Speaking of the newly released report, Nick Richardson, CEO Kids Insights said: “The report provides a compelling insight into video games industry from the kid's perspective. There is no doubt that there are countless opportunities for entertainment companies with kids in this space, and for those gaming companies not targeting kids this report will in many ways provide a first glimpse of what the next generation of their consumer looks like.”
The Global Video Games report 2020, illustrates how kids attitudes, behaviour and consumption of video games is changing faster than ever across the globe. Key findings from the Kids Insights Global Video Games Report 2020 include:
Video games have a growing importance in kids’ ecosystem today
The report shows that in the UK, three- to 12-year-olds spend seven hours and 49 minutes per week gaming, which increases to nine hours and 35 minutes for kids aged 13-18. Whereas in the US, three to 12s spend five hours and 40 minutes per week gaming, increasing to seven hours and eight minutes for kids aged 13-18.

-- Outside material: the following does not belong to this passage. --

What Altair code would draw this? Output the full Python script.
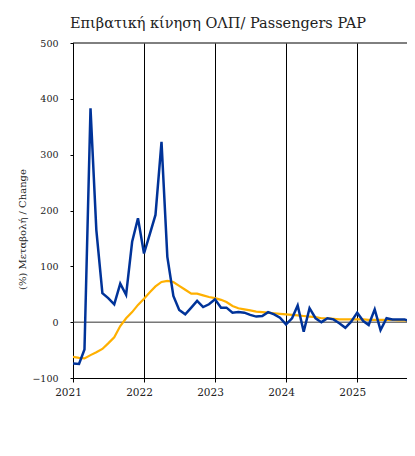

Leading to this generation of kids naming gaming as one of their main hobbies
In the US, gaming is the top hobby for all boys ages six to 18, peaking with tweens and younger teens at 26 per cent. In the UK and Spain, gaming is the second favourite hobby only to football. Among 16- to 18-year-old British boys, gaming is the number one hobby with 19 per cent. In India, video gaming is the third favourite hobby among boys – behind only cricket and reading.
Not just for boys, girl gamers are a growing category
Mobile gaming and shifting gender stereotypes have helped pave a new path for female players that posted a nine per cent increase in 2019 in the UK. Despite this growth in the number of girl gamers, there are still only a small number of female characters represented in video games. In the US, Nintendo re-entered the top 10 of favourite brands for teen girls (1.5 per cent) at the end of 2019, resulting in gaming becoming the sixth favourite hobby for teen girls and further illustrating the emergence of this subcategory over the past year
Gaming as a future career
Growth in IT-related roles: The report shows an increase in the number of children who are actively looking to develop IT and coding related careers – which has led to “Game Developer” becoming one of the most popular career aspirations with children both in the UK and the US.

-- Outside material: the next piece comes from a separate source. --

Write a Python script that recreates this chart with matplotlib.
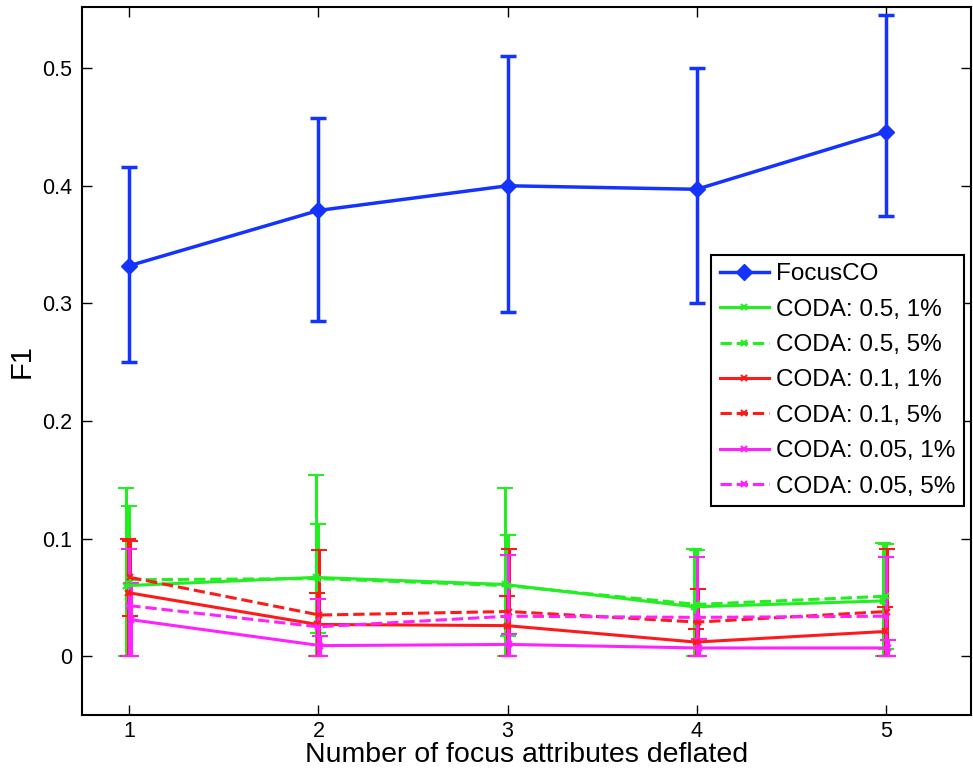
import matplotlib
matplotlib.use("Agg")
import matplotlib.pyplot as plt
from matplotlib.lines import Line2D
import numpy as np

plt.rcParams['font.family'] = ['Liberation Sans', 'DejaVu Sans']

x = [1, 2, 3, 4, 5]

# FocusCO
focus_mean = [0.332, 0.379, 0.400, 0.397, 0.446]
focus_low = [0.250, 0.285, 0.293, 0.300, 0.374]
focus_high = [0.416, 0.458, 0.510, 0.500, 0.545]

# CODA series: mean, lower end, upper end
g1_mean = [0.060, 0.067, 0.061, 0.042, 0.047]
g1_low = [0.0, 0.0, 0.0, 0.0, 0.0]
g1_high = [0.143, 0.154, 0.143, 0.091, 0.096]

g5_mean = [0.065, 0.066, 0.060, 0.044, 0.051]
g5_low = [0.0, 0.020, 0.017, 0.0, 0.006]
g5_high = [0.128, 0.112, 0.103, 0.090, 0.095]

r1_mean = [0.054, 0.027, 0.026, 0.012, 0.021]
r1_low = [0.0, 0.0, 0.0, 0.0, 0.0]
r1_high = [0.100, 0.054, 0.051, 0.023, 0.042]

r5_mean = [0.067, 0.035, 0.038, 0.029, 0.038]
r5_low = [0.034, 0.0, 0.0, 0.0, 0.0]
r5_high = [0.098, 0.090, 0.091, 0.057, 0.091]

m1_mean = [0.031, 0.009, 0.010, 0.007, 0.007]
m1_low = [0.0, 0.0, 0.0, 0.0, 0.0]
m1_high = [0.062, 0.017, 0.019, 0.015, 0.014]

m5_mean = [0.043, 0.025, 0.034, 0.033, 0.034]
m5_low = [0.0, 0.0, 0.0, 0.0, 0.0]
m5_high = [0.091, 0.049, 0.086, 0.084, 0.084]

labels = ["FocusCO", "CODA: 0.5, 1%", "CODA: 0.5, 5%", "CODA: 0.1, 1%",
          "CODA: 0.1, 5%", "CODA: 0.05, 1%", "CODA: 0.05, 5%"]

fig = plt.figure(figsize=(9.73, 7.75), dpi=100)
ax = fig.add_axes([82 / 973, 60 / 775, 889 / 973, 708 / 775])

blue = "#1433ff"
green = "#22ee22"
red = "#ff1a1a"
magenta = "#ff22ff"


def yerr(mean, low, high):
    m = np.array(mean)
    return [m - np.array(low), np.array(high) - m]


ax.errorbar(x, focus_mean, yerr=yerr(focus_mean, focus_low, focus_high),
            color=blue, marker="D", markersize=8, linewidth=2.5,
            elinewidth=2.5, capsize=6, capthick=2.5)
handles = [Line2D([], [], color=blue, marker="D", markersize=8, linewidth=2.5)]

coda = [
    (g1_mean, g1_low, g1_high, green, "-", -0.015),
    (g5_mean, g5_low, g5_high, green, "--", 0.0),
    (r1_mean, r1_low, r1_high, red, "-", -0.005),
    (r5_mean, r5_low, r5_high, red, "--", 0.005),
    (m1_mean, m1_low, m1_high, magenta, "-", 0.01),
    (m5_mean, m5_low, m5_high, magenta, "--", 0.0),
]
for mean, low, high, c, ls, off in coda:
    xs = np.array(x) + off
    eb = ax.errorbar(xs, mean, yerr=yerr(mean, low, high), color=c,
                     linestyle=ls, marker="x", markersize=4, markeredgewidth=1.5,
                     linewidth=2.2, elinewidth=2.2, capsize=6, capthick=2.2)
    eb[-1][0].set_linestyle("-")
    handles.append(Line2D([], [], color=c, linestyle=ls, linewidth=2.2,
                          marker="x", markersize=4, markeredgewidth=1.5))

ax.set_xlim(0.75, 5.45)
ax.set_ylim(-0.05, 0.552)
ax.set_xticks(x)
ax.set_yticks([0, 0.1, 0.2, 0.3, 0.4, 0.5])
ax.set_yticklabels(["0", "0.1", "0.2", "0.3", "0.4", "0.5"])
ax.tick_params(direction="in", length=7, width=1, top=True, right=True,
               labelsize=15.5)
ax.tick_params(axis="y", pad=7)
ax.tick_params(axis="x", pad=4)
for s in ax.spines.values():
    s.set_linewidth(1.5)

ax.set_xlabel("Number of focus attributes deflated", fontsize=20.5, labelpad=0)
ax.set_ylabel("F1", fontsize=21, labelpad=5)

leg = ax.legend(handles, labels, loc="upper left", bbox_to_anchor=(0.708, 0.65),
                borderaxespad=0, fontsize=17.5, fancybox=False,
                edgecolor="black", framealpha=1, handlelength=2.0,
                labelspacing=0.55, handletextpad=0.3, borderpad=0.35)
leg.get_frame().set_linewidth(1.5)

fig.savefig("out.png", dpi=100)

Top video games attracting a younger audience
In the UK, Minecraft and Roblox dominate favourites, with 68 per cent of children under 13 playing video games. And, with gaming as the second favourite hobby in this age group (nine per cent), video games make up an integral part of the kids’ ecosystem. In mobile gaming, Candy Crush retains its popularity across France, Germany, Italy, and Spain among the three to 12s. In the US, Minecraft ranks as the number one video game for both boys and girls.

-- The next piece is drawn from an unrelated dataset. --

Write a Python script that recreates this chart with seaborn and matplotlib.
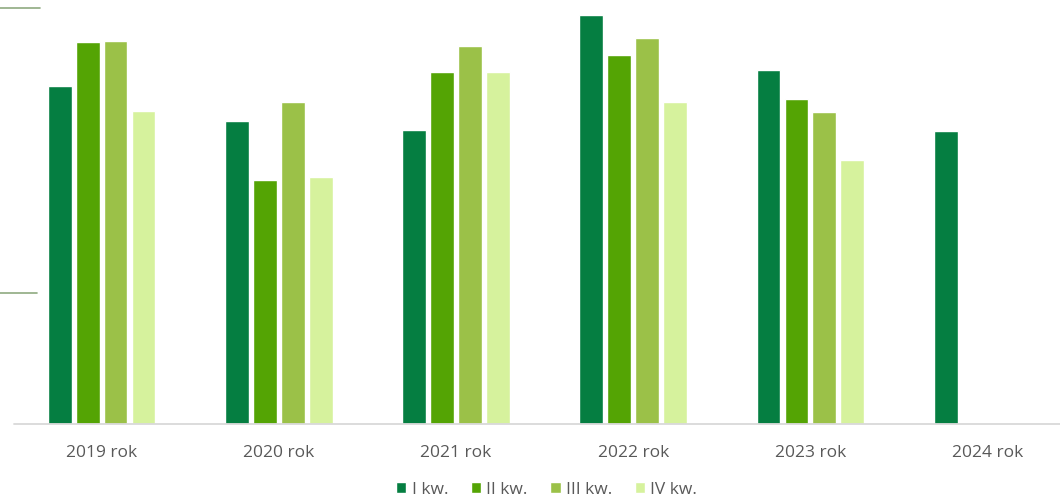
import numpy as np
import pandas as pd
import seaborn as sns
import matplotlib
matplotlib.use("Agg")
import matplotlib.pyplot as plt
from matplotlib.lines import Line2D

years = ["2019 rok", "2020 rok", "2021 rok", "2022 rok", "2023 rok", "2024 rok"]
series = ["I kw.", "II kw.", "III kw.", "IV kw."]
q1 = [338.5, 303.5, 294.5, 409.0, 354.5, 293.5]
q2 = [382.5, 244.5, 352.5, 369.0, 325.0, np.nan]
q3 = [383.5, 322.0, 378.5, 386.5, 312.0, np.nan]
q4 = [313.0, 247.0, 352.0, 322.0, 264.0, np.nan]
colors = ["#057E41", "#54A404", "#9BC148", "#D6F29D"]

rows = []
for s, vals in zip(series, [q1, q2, q3, q4]):
    for y, v in zip(years, vals):
        rows.append({"rok": y, "kwartał": s, "wartość": v})
df = pd.DataFrame(rows)

sns.set_theme(style="white")
plt.rcParams["font.family"] = ["Open Sans", "DejaVu Sans"]

W, H = 1060, 499
fig = plt.figure(figsize=(W / 100, H / 100), dpi=100)
ax_left, ax_w = 13.0, 1063.2
ax = fig.add_axes([ax_left / W, (H - 424) / H, ax_w / W, (424 - 8) / H])

sns.barplot(data=df, x="rok", y="wartość", hue="kwartał", order=years,
            hue_order=series, palette=colors, width=0.63, gap=0.15,
            saturation=1, ax=ax, legend=True)

ax.set_ylim(0, 416)
ax.set_xlim(-0.5, len(years) - 0.5)
ax.set_xlabel("")
ax.set_ylabel("")
ax.set_yticks([])
for sp in ["top", "right", "left", "bottom"]:
    ax.spines[sp].set_visible(False)
ax.tick_params(axis="x", length=0, pad=15, labelsize=12.5, labelcolor="#595959")

# baseline (visible part ends at figure edge)
yb = (H - 424) / H
fig.add_artist(Line2D([14 / W, 1.0], [yb, yb], transform=fig.transFigure,
                      color="#D9D9D9", linewidth=1.3))

# left-hand gridline stubs
for val, xr in [(416, 40), (131, 37)]:
    yfig = fig.transFigure.inverted().transform(ax.transData.transform((0, val)))[1]
    fig.add_artist(Line2D([0, xr / W], [yfig, yfig], transform=fig.transFigure,
                          color="#8FAA80", linewidth=1.2))

leg = fig.legend(*ax.get_legend_handles_labels(), loc="center",
                 bbox_to_anchor=(546.5 / W, (H - 490) / H),
                 ncol=4, frameon=False, fontsize=12.5, handlelength=0.6,
                 handleheight=0.6, handletextpad=0.3, columnspacing=1.3)
ax.get_legend().remove()
for t in leg.get_texts():
    t.set_color("#595959")

fig.savefig("out.png", dpi=100)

Further growth in Esports and opportunities for brands
In Germany, Esports viewers are big buyers where one million tweens and teens (15.5 per cent) watch esports on screen. This avid group of fans are 135 per cent more likely than the rest of the population to buy video game-related clothing.
INXP (In Experience) purchasing is soaring
The kid's app market alone continues to grow at a significant rate; US children (aged three to 18) are spending in total more $5bn on apps and in-app purchases every year
The Impact of Covid-19
Coronavirus had almost an immediate impact on the gaming industry and particularly esports. On-screen viewership increased by 13 per cent in the US, by 13 per cent in France and eight per cent in Germany in March 2020 compared to the 12-month average. The ability of being viewed on-screen or participated with online should suggest esports is in a strong position to attract a growing number of participants during the period of coronavirus lockdown.
Speaking of the global video games industry, and kids in the space, Utku Tansel LLB, MBA Head of Global Industry Reports at Kids Insights said: “The end of the previous decade witnessed kids’ levels of ownership and access of technology reaching new heights. In 2020 and beyond, this is set to escalate and change further while having a big impact on the world of video games, in particular. With brands continually evolving and finding new ways to engage fans and children while technology becomes more accessible than ever before, it is certainly a really exciting time to be a gamer”.